Une fois de plus, la bourgeoisie sud-africaine est confrontée à une classe ouvrière cherchant à faire avancer ses intérêts sociaux indépendants, incarnés le plus récemment par la grève de trois semaines du mois dernier de 155 000 sidérurgistes et métallos, trahie par le Syndicat national des métallurgistes d'Afrique du Sud.

Le chemin de l'ANC de l'opposition à la cooptation a été reproduit à travers l'Afrique et le Moyen-Orient, y compris dans le cas de l'Organisation de libération de la Palestine, qui a poursuivi des politiques similaires, faisant la paix avec l'impérialisme et recherchant la richesse et les privilèges pour une couche infime après la première Intifada, qui a éclaté en 1987.

La bourgeoisie nationale, dépendante de l'impérialisme et craignant les masses laborieuses sous elle, ne peut pas résoudre les problèmes démocratiques, économiques et sociaux fondamentaux auxquels les masses sont confrontées.

La seule voie vers l’avant pour la classe ouvrière, en Afrique du Sud ou ailleurs, est celle de la lutte des classes et de la révolution socialiste. Cela signifie rompre avec la politique capitaliste de l'ANC et construire une section du Comité international de la Quatrième Internationale, dont la perspective et le programme sont basés sur la théorie de la révolution permanente élaborée par Léon Trotsky.

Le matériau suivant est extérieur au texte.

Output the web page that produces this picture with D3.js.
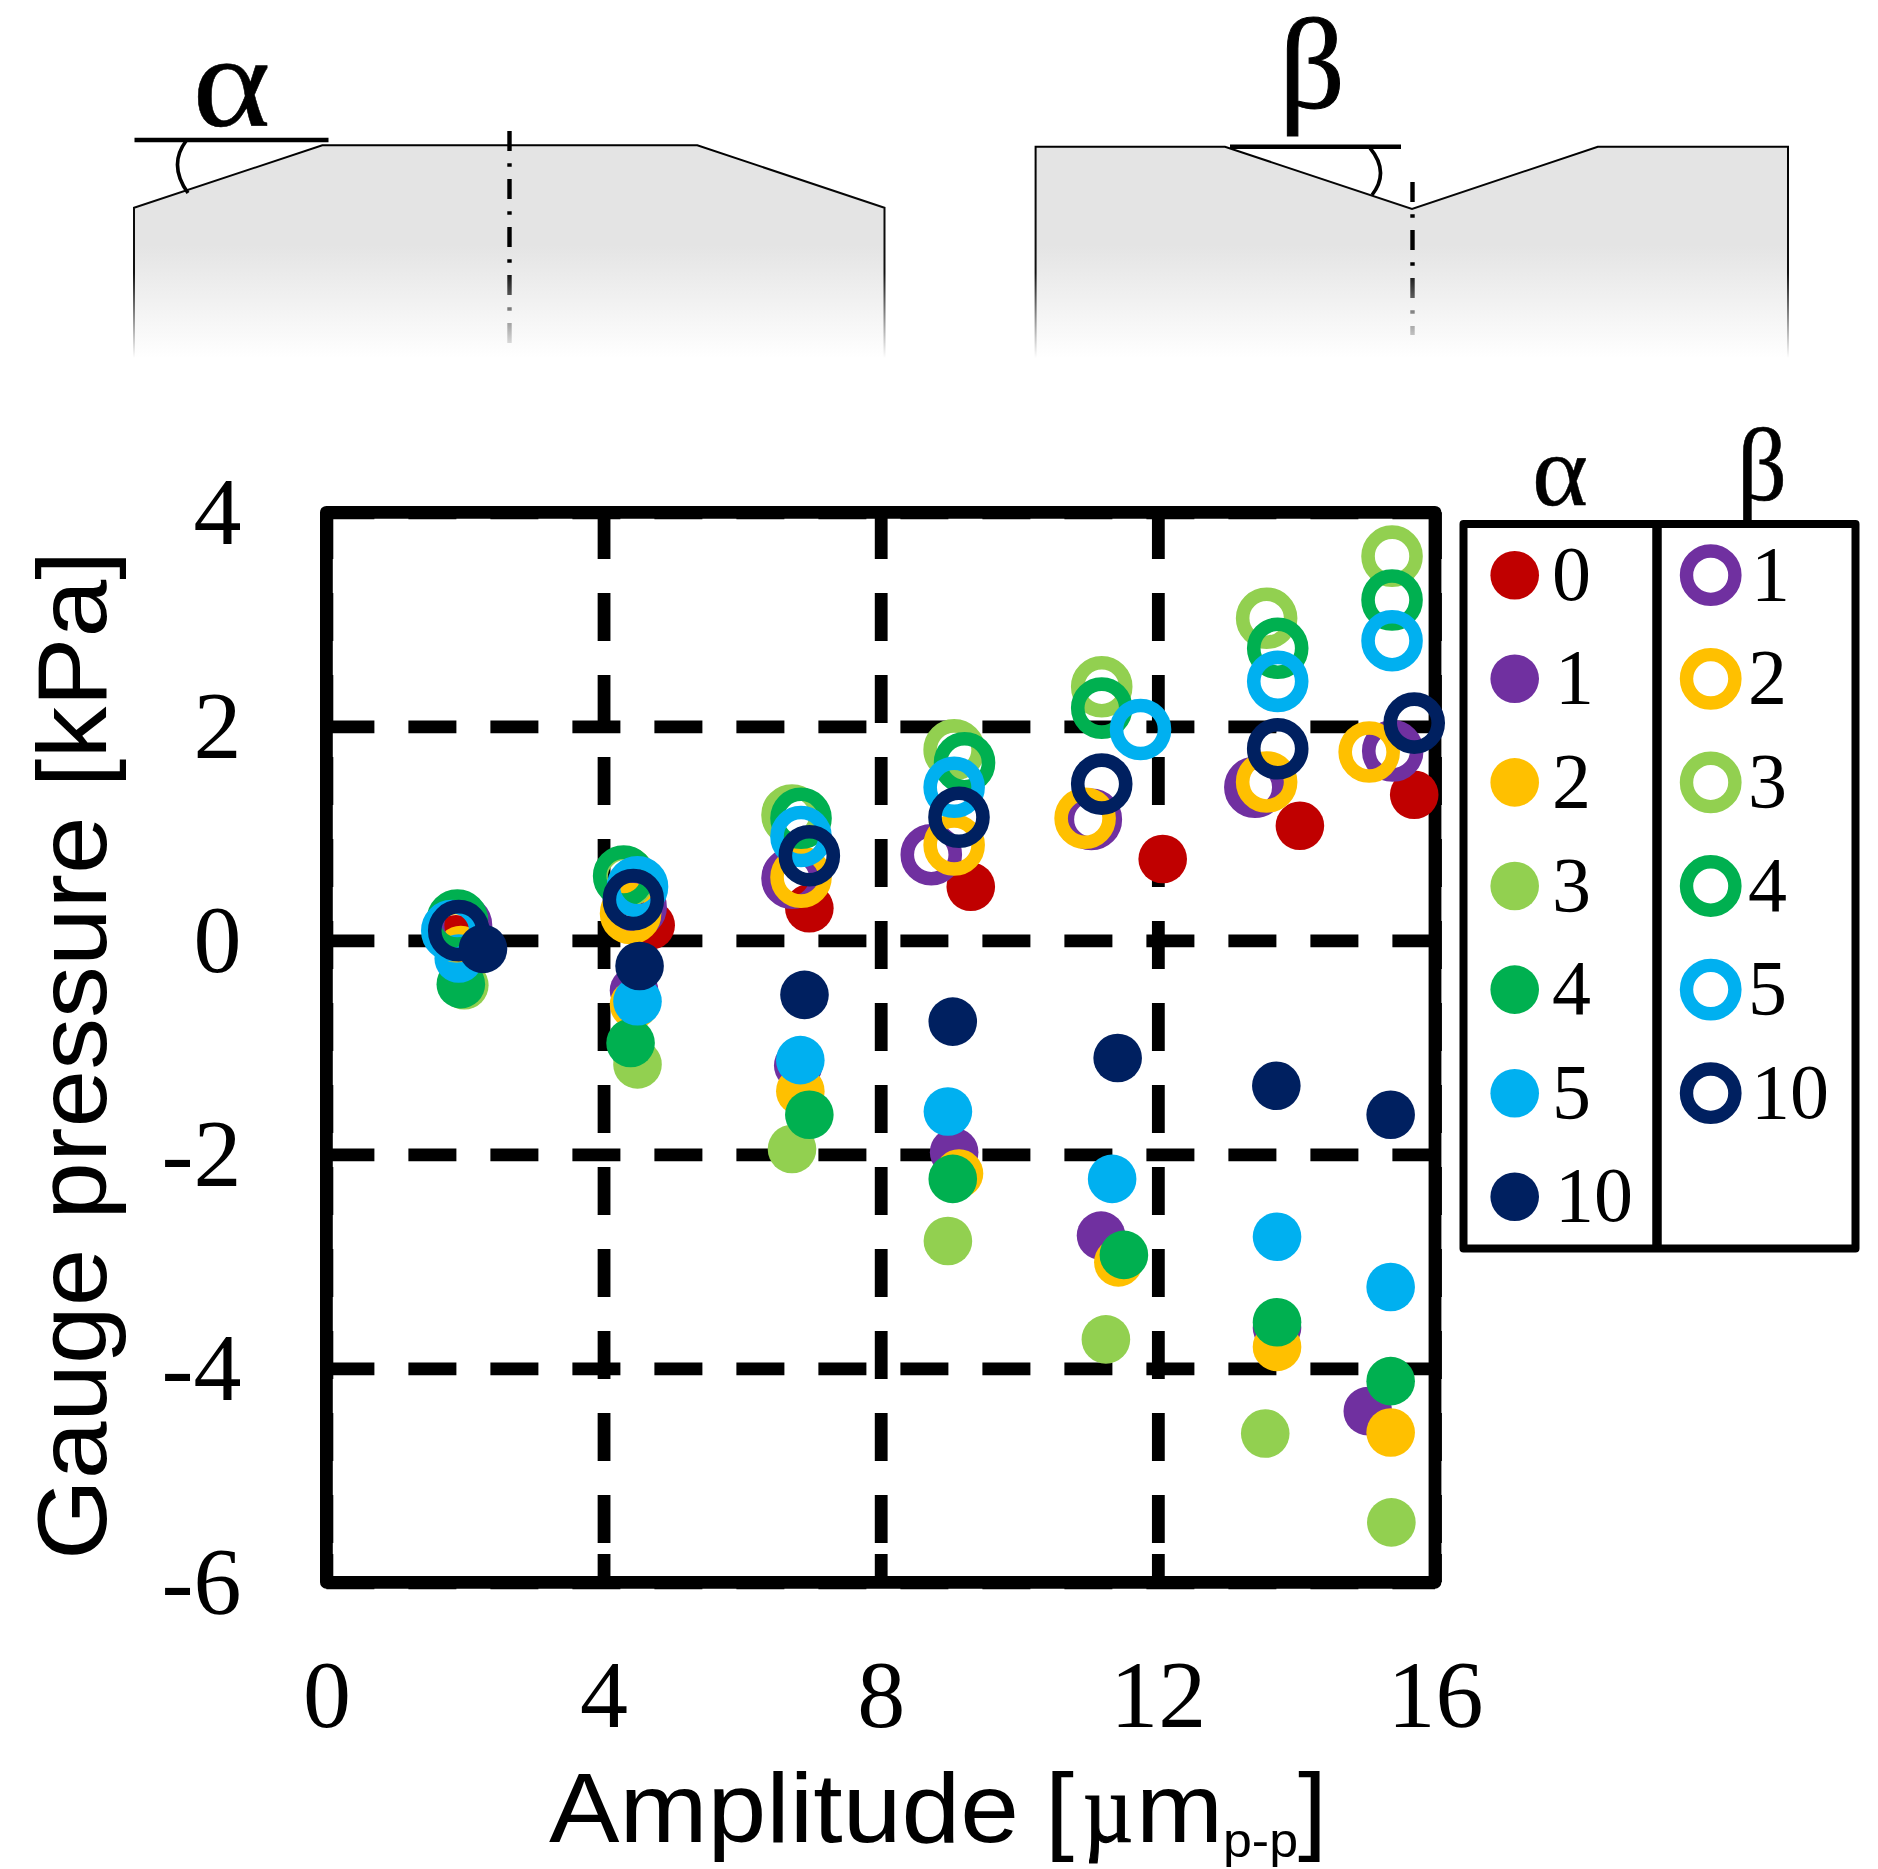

Trotsky a démontré que dans des pays comme l'Afrique du Sud avec un développement capitaliste tardif, une véritable démocratie, y compris la résolution de la question foncière pour les masses paysannes, ne peut être réalisée que si la classe ouvrière prend le pouvoir en main, en renversant le capitalisme, dans le cadre d’une lutte internationale pour mettre fin à l'impérialisme et pour établir le socialisme mondial.